Malson has been known in the local art circle for his artworks coming from recyclable materials he finds in the garbage.

He said when he first moved here, he found that many local people would throw away their tables, chairs and clothes when they moved to another apartment. “They weren’t broken, but just they weren’t wanted anymore.” Malson would usually take home these discarded items and used them in his artworks, “or I would buy them at a very low price.”

He said he had spent only 15 yuan (US$2.31) for the three legs of a steel-wood table, which is among a lot of other things he has made from recycled materials after his redesigns. Malson is particularly happy with the two high-back wood chairs he picked up at a garbage dump near his studio. “A similar chair costs more than 10,000 yuan,” he said. “Isn’t it nice to have them here in my studio?”

Other stuff, such as armless plastic models, deserted sculpture and even keyboards abandoned by nearby factories are seen stocked in his studio, which he calls Malson Art, to be redesigned. And outside his studio are flowerpots illuminated with little colored LED lights, which he brought home after being abandoned by an LED firm in Futian District.

Malson works as a manager at the LED firm to financially support his artistic pursuits and he drives a 2,010-yuan secondhand Dongfeng minivan to commute between Futian and Guanlan every day. “This is a reward from my employer,” he said. “It works for me well.”

Although Malson has lived in Shenzhen since 2008, he doesn’t have a lick of Chinese. But he survives when hanging out with his Chinese neighbors at local bars by using the body language and sometimes through translation apps.

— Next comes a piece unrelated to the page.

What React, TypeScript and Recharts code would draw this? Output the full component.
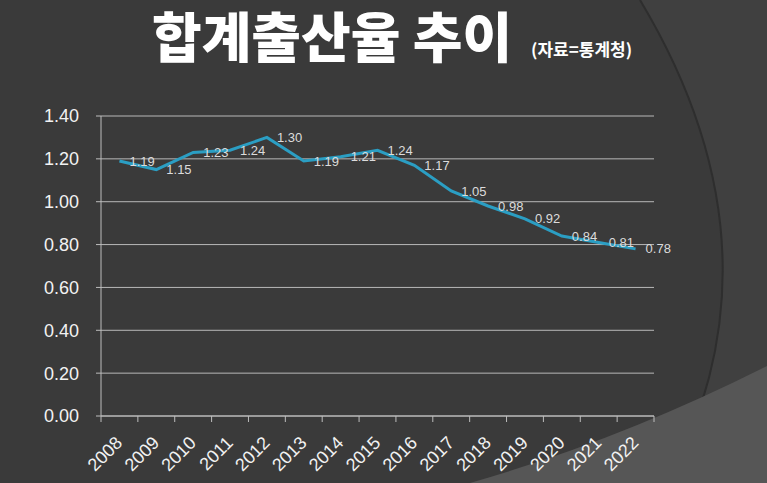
import React from "react";
import { LineChart, Line, XAxis, YAxis, CartesianGrid, LabelList } from "recharts";

const years = ["2008", "2009", "2010", "2011", "2012", "2013", "2014", "2015", "2016", "2017", "2018", "2019", "2020", "2021", "2022"];
const rates = [1.19, 1.15, 1.23, 1.24, 1.30, 1.19, 1.21, 1.24, 1.17, 1.05, 0.98, 0.92, 0.84, 0.81, 0.78];
const yTicks = [0, 0.2, 0.4, 0.6, 0.8, 1.0, 1.2, 1.4];

// each year sits in the middle of its slot; ticks mark the slot edges
const chartData = years.map((y, i) => ({ pos: i + 0.5, year: y, rate: rates[i] }));
const bounds = [...years.map((_, i) => i), years.length];

const font = "Arial, 'Liberation Sans', sans-serif";
const krFont = "'Noto Sans CJK KR', sans-serif";
const plotW = 553;
const half = plotW / years.length / 2;

function YearTick(props: any) {
  const { x, y, payload } = props;
  const label = years[payload.value];
  if (!label) return <g />;
  const tx = x + half + 4;
  const ty = y + 20;
  return (
    <text
      x={tx}
      y={ty}
      transform={`rotate(-45 ${tx} ${ty})`}
      textAnchor="end"
      fill="#f2f2f2"
      fontSize={18}
      fontFamily={font}
    >
      {label}
    </text>
  );
}

function Backdrop() {
  return (
    <svg width={767} height={483} style={{ position: "absolute", left: 0, top: 0 }}>
      <rect width={767} height={483} fill="#3a3a3a" />
      <path d="M640,0 Q790,250 668,483 L767,483 L767,0 Z" fill="#404040" />
      <path d="M640,0 Q790,250 668,483" fill="none" stroke="#2e2e2e" strokeWidth={2} />
      <path d="M470,483 Q620,440 767,366 L767,483 Z" fill="#565656" />
      <text x={152} y={57.5} fill="#fff" fontFamily={krFont} fontWeight={900} fontSize={54}>
        합계출산율 추이
      </text>
      <text x={531} y={56} fill="#fff" fontFamily={krFont} fontWeight={700} fontSize={17}>
        (자료=통계청)
      </text>
    </svg>
  );
}

export default function App() {
  return (
    <div style={{ position: "absolute", left: 0, top: 0, width: 767, height: 483, overflow: "hidden" }}>
      <Backdrop />
      <div style={{ position: "absolute", left: 0, top: 0 }}>
        <LineChart width={767} height={483} data={chartData} margin={{ top: 116, right: 113, bottom: 0, left: 0 }}>
          <CartesianGrid vertical={false} stroke="#b8b8b8" strokeWidth={1} />
          <XAxis
            dataKey="pos"
            type="number"
            domain={[0, years.length]}
            ticks={bounds}
            interval={0}
            height={67}
            stroke="#bdbdbd"
            tickSize={6}
            tick={<YearTick />}
          />
          <YAxis
            width={101}
            domain={[0, 1.4]}
            ticks={yTicks}
            interval={0}
            stroke="#bdbdbd"
            tickSize={5}
            tickFormatter={(v: number) => v.toFixed(2)}
            tick={{ fill: "#f2f2f2", fontSize: 18, fontFamily: font, dx: -15 }}
          />
          <Line dataKey="rate" stroke="#2b9ec3" strokeWidth={3} dot={false} isAnimationActive={false}>
            <LabelList
              dataKey="rate"
              position="right"
              offset={10}
              formatter={(v: number) => v.toFixed(2)}
              style={{ fill: "#dcdcdc", fontSize: 13, fontFamily: font }}
            />
          </Line>
        </LineChart>
      </div>
    </div>
  );
}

Malson recalled a funny encounter two years ago when he tried everything he could to talk a middle-aged Chinese woman to help him run a garden he built on a piece of deserted land parcel he rented in the village. “She kept shaking her head and said ‘ting bu dong, ting bu dong (I don’t understand),’ when I tried to explain to her what I wanted,” he said. “But I tried, and tried, and in the end, with the help of a translation app, she understood.”

Malson said he enjoys chilling out in this border village between Shenzhen and Dongguan when he doesn’t work. He said he doesn’t expect to make money with his artworks at “Malson Art.”